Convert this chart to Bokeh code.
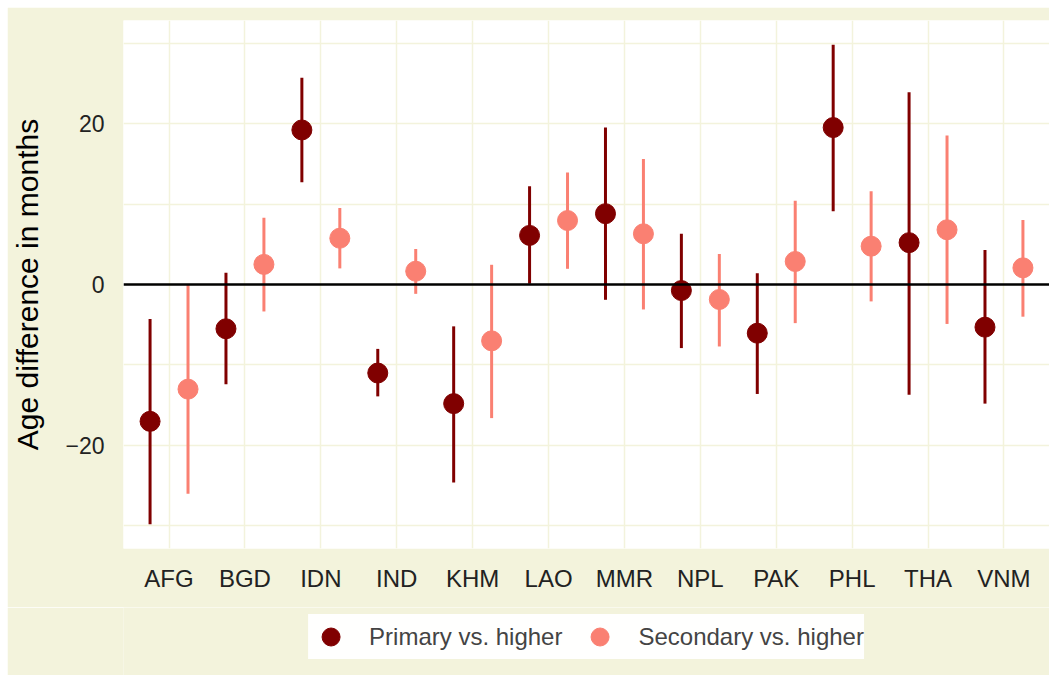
from bokeh.plotting import figure
from bokeh.layouts import column
from bokeh.models import (ColumnDataSource, FactorRange, Range1d, FixedTicker,
                          Span, Legend, LegendItem)
from bokeh.transform import dodge
from bokeh.embed import file_html
from bokeh.resources import INLINE

countries = ["AFG", "BGD", "IDN", "IND", "KHM", "LAO", "MMR", "NPL", "PAK", "PHL", "THA", "VNM"]

primary_est = [-17.0, -5.5, 19.2, -11.0, -14.8, 6.1, 8.8, -0.75, -6.05, 19.5, 5.2, -5.3]
primary_low = [-29.8, -12.4, 12.7, -13.9, -24.6, 0.1, -1.9, -7.9, -13.6, 9.1, -13.7, -14.8]
primary_high = [-4.3, 1.45, 25.7, -8.0, -5.2, 12.2, 19.5, 6.3, 1.4, 29.8, 23.9, 4.3]

secondary_est = [-13.0, 2.5, 5.75, 1.65, -7.0, 7.95, 6.3, -1.86, 2.86, 4.76, 6.8, 2.07]
secondary_low = [-26.0, -3.35, 2.0, -1.16, -16.6, 1.95, -3.1, -7.7, -4.8, -2.1, -4.9, -4.0]
secondary_high = [0.0, 8.3, 9.5, 4.4, 2.45, 13.9, 15.6, 3.8, 10.4, 11.6, 18.5, 8.0]

y_ticks = [-20, 0, 20]
y_minor = [-30, -10, 10, 30]
reference_level = 0

DARK = "#800000"
LIGHT = "#FA8072"
BEIGE = "#F3F3DC"
FONT = "Liberation Sans"

src_p = ColumnDataSource(dict(c=countries, est=primary_est, lo=primary_low, hi=primary_high))
src_s = ColumnDataSource(dict(c=countries, est=secondary_est, lo=secondary_low, hi=secondary_high))

xr = FactorRange(*countries, range_padding=0.1, range_padding_units="absolute")

p = figure(width=1042, height=600, x_range=xr,
           y_range=Range1d(-32.8, 32.8), output_backend="svg", toolbar_location=None,
           min_border_left=116, min_border_top=13, min_border_right=0, min_border_bottom=59,
           margin=(7, 0, 0, 7))

p.background_fill_color = "white"
p.border_fill_color = BEIGE
p.outline_line_color = None

xd_p = dodge("c", -0.25, range=xr)
xd_s = dodge("c", 0.25, range=xr)

p.segment(x0=xd_p, y0="lo", x1=xd_p, y1="hi", source=src_p, line_color=DARK, line_width=3)
p.segment(x0=xd_s, y0="lo", x1=xd_s, y1="hi", source=src_s, line_color=LIGHT, line_width=3)

p.add_layout(Span(location=reference_level, dimension="width", line_color="black", line_width=2.5))

p.scatter(x=xd_p, y="est", source=src_p, size=20, color=DARK)
p.scatter(x=xd_s, y="est", source=src_s, size=20, color=LIGHT)

# axes
p.yaxis.ticker = FixedTicker(ticks=y_ticks, minor_ticks=y_minor)
p.yaxis.axis_label = "Age difference in months"
p.yaxis.axis_label_text_font = FONT
p.yaxis.axis_label_text_font_size = "30px"
p.yaxis.axis_label_text_font_style = "normal"
p.yaxis.axis_label_text_color = "black"
p.yaxis.axis_label_standoff = 18
p.yaxis.major_label_text_font = FONT
p.yaxis.major_label_text_font_size = "23px"
p.yaxis.major_label_text_color = "#222222"
p.yaxis.major_label_standoff = 13
for ax in (p.xaxis[0], p.yaxis[0]):
    ax.axis_line_color = None
    ax.major_tick_line_color = None
    ax.minor_tick_line_color = None
p.xaxis.major_label_text_font = FONT
p.xaxis.major_label_text_font_size = "24px"
p.xaxis.major_label_text_color = "#222222"
p.xaxis.major_label_standoff = 10

p.xgrid.grid_line_color = BEIGE
p.xgrid.grid_line_width = 1.5
p.ygrid.grid_line_color = BEIGE
p.ygrid.grid_line_width = 1.5
p.ygrid.minor_grid_line_color = BEIGE
p.ygrid.minor_grid_line_width = 1.5

# legend strip below the plot (its own figure; its data lie outside its view)
lg = figure(width=1042, height=68, x_range=xr, y_range=Range1d(100, 101),
            x_axis_type=None, y_axis_type=None, output_backend="svg", toolbar_location=None,
            min_border_left=116, min_border_top=0, min_border_right=0, min_border_bottom=0,
            margin=(0, 0, 0, 7))
lg.background_fill_color = BEIGE
lg.border_fill_color = BEIGE
lg.outline_line_color = None
lg.grid.visible = False
lr_p = lg.scatter(x=xd_p, y="est", source=src_p, size=20, color=DARK)
lr_s = lg.scatter(x=xd_s, y="est", source=src_s, size=20, color=LIGHT)

legend = Legend(items=[LegendItem(label="Primary vs. higher", renderers=[lr_p]),
                       LegendItem(label="Secondary vs. higher", renderers=[lr_s])],
                orientation="horizontal", location="top_center",
                label_text_font=FONT, label_text_font_size="24px",
                glyph_width=45, glyph_height=45, padding=4, spacing=15,
                label_standoff=16, margin=7,
                background_fill_color="white", border_line_color=None)
lg.add_layout(legend, "center")

layout = column(p, lg, spacing=0)

open("out.html", "w").write(file_html(layout, INLINE))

=-=-=

Write out the whole listing exactly, and drop the pictures.

Convert this chart to Bokeh code.
from bokeh.plotting import figure
from bokeh.layouts import column
from bokeh.models import (ColumnDataSource, FactorRange, Range1d, FixedTicker,
                          Span, Legend, LegendItem)
from bokeh.transform import dodge
from bokeh.embed import file_html
from bokeh.resources import INLINE

countries = ["AFG", "BGD", "IDN", "IND", "KHM", "LAO", "MMR", "NPL", "PAK", "PHL", "THA", "VNM"]

primary_est = [-17.0, -5.5, 19.2, -11.0, -14.8, 6.1, 8.8, -0.75, -6.05, 19.5, 5.2, -5.3]
primary_low = [-29.8, -12.4, 12.7, -13.9, -24.6, 0.1, -1.9, -7.9, -13.6, 9.1, -13.7, -14.8]
primary_high = [-4.3, 1.45, 25.7, -8.0, -5.2, 12.2, 19.5, 6.3, 1.4, 29.8, 23.9, 4.3]

secondary_est = [-13.0, 2.5, 5.75, 1.65, -7.0, 7.95, 6.3, -1.86, 2.86, 4.76, 6.8, 2.07]
secondary_low = [-26.0, -3.35, 2.0, -1.16, -16.6, 1.95, -3.1, -7.7, -4.8, -2.1, -4.9, -4.0]
secondary_high = [0.0, 8.3, 9.5, 4.4, 2.45, 13.9, 15.6, 3.8, 10.4, 11.6, 18.5, 8.0]

y_ticks = [-20, 0, 20]
y_minor = [-30, -10, 10, 30]
reference_level = 0

DARK = "#800000"
LIGHT = "#FA8072"
BEIGE = "#F3F3DC"
FONT = "Liberation Sans"

src_p = ColumnDataSource(dict(c=countries, est=primary_est, lo=primary_low, hi=primary_high))
src_s = ColumnDataSource(dict(c=countries, est=secondary_est, lo=secondary_low, hi=secondary_high))

xr = FactorRange(*countries, range_padding=0.1, range_padding_units="absolute")

p = figure(width=1042, height=600, x_range=xr,
           y_range=Range1d(-32.8, 32.8), output_backend="svg", toolbar_location=None,
           min_border_left=116, min_border_top=13, min_border_right=0, min_border_bottom=59,
           margin=(7, 0, 0, 7))

p.background_fill_color = "white"
p.border_fill_color = BEIGE
p.outline_line_color = None

xd_p = dodge("c", -0.25, range=xr)
xd_s = dodge("c", 0.25, range=xr)

p.segment(x0=xd_p, y0="lo", x1=xd_p, y1="hi", source=src_p, line_color=DARK, line_width=3)
p.segment(x0=xd_s, y0="lo", x1=xd_s, y1="hi", source=src_s, line_color=LIGHT, line_width=3)

p.add_layout(Span(location=reference_level, dimension="width", line_color="black", line_width=2.5))

p.scatter(x=xd_p, y="est", source=src_p, size=20, color=DARK)
p.scatter(x=xd_s, y="est", source=src_s, size=20, color=LIGHT)

# axes
p.yaxis.ticker = FixedTicker(ticks=y_ticks, minor_ticks=y_minor)
p.yaxis.axis_label = "Age difference in months"
p.yaxis.axis_label_text_font = FONT
p.yaxis.axis_label_text_font_size = "30px"
p.yaxis.axis_label_text_font_style = "normal"
p.yaxis.axis_label_text_color = "black"
p.yaxis.axis_label_standoff = 18
p.yaxis.major_label_text_font = FONT
p.yaxis.major_label_text_font_size = "23px"
p.yaxis.major_label_text_color = "#222222"
p.yaxis.major_label_standoff = 13
for ax in (p.xaxis[0], p.yaxis[0]):
    ax.axis_line_color = None
    ax.major_tick_line_color = None
    ax.minor_tick_line_color = None
p.xaxis.major_label_text_font = FONT
p.xaxis.major_label_text_font_size = "24px"
p.xaxis.major_label_text_color = "#222222"
p.xaxis.major_label_standoff = 10

p.xgrid.grid_line_color = BEIGE
p.xgrid.grid_line_width = 1.5
p.ygrid.grid_line_color = BEIGE
p.ygrid.grid_line_width = 1.5
p.ygrid.minor_grid_line_color = BEIGE
p.ygrid.minor_grid_line_width = 1.5

# legend strip below the plot (its own figure; its data lie outside its view)
lg = figure(width=1042, height=68, x_range=xr, y_range=Range1d(100, 101),
            x_axis_type=None, y_axis_type=None, output_backend="svg", toolbar_location=None,
            min_border_left=116, min_border_top=0, min_border_right=0, min_border_bottom=0,
            margin=(0, 0, 0, 7))
lg.background_fill_color = BEIGE
lg.border_fill_color = BEIGE
lg.outline_line_color = None
lg.grid.visible = False
lr_p = lg.scatter(x=xd_p, y="est", source=src_p, size=20, color=DARK)
lr_s = lg.scatter(x=xd_s, y="est", source=src_s, size=20, color=LIGHT)

legend = Legend(items=[LegendItem(label="Primary vs. higher", renderers=[lr_p]),
                       LegendItem(label="Secondary vs. higher", renderers=[lr_s])],
                orientation="horizontal", location="top_center",
                label_text_font=FONT, label_text_font_size="24px",
                glyph_width=45, glyph_height=45, padding=4, spacing=15,
                label_standoff=16, margin=7,
                background_fill_color="white", border_line_color=None)
lg.add_layout(legend, "center")

layout = column(p, lg, spacing=0)

open("out.html", "w").write(file_html(layout, INLINE))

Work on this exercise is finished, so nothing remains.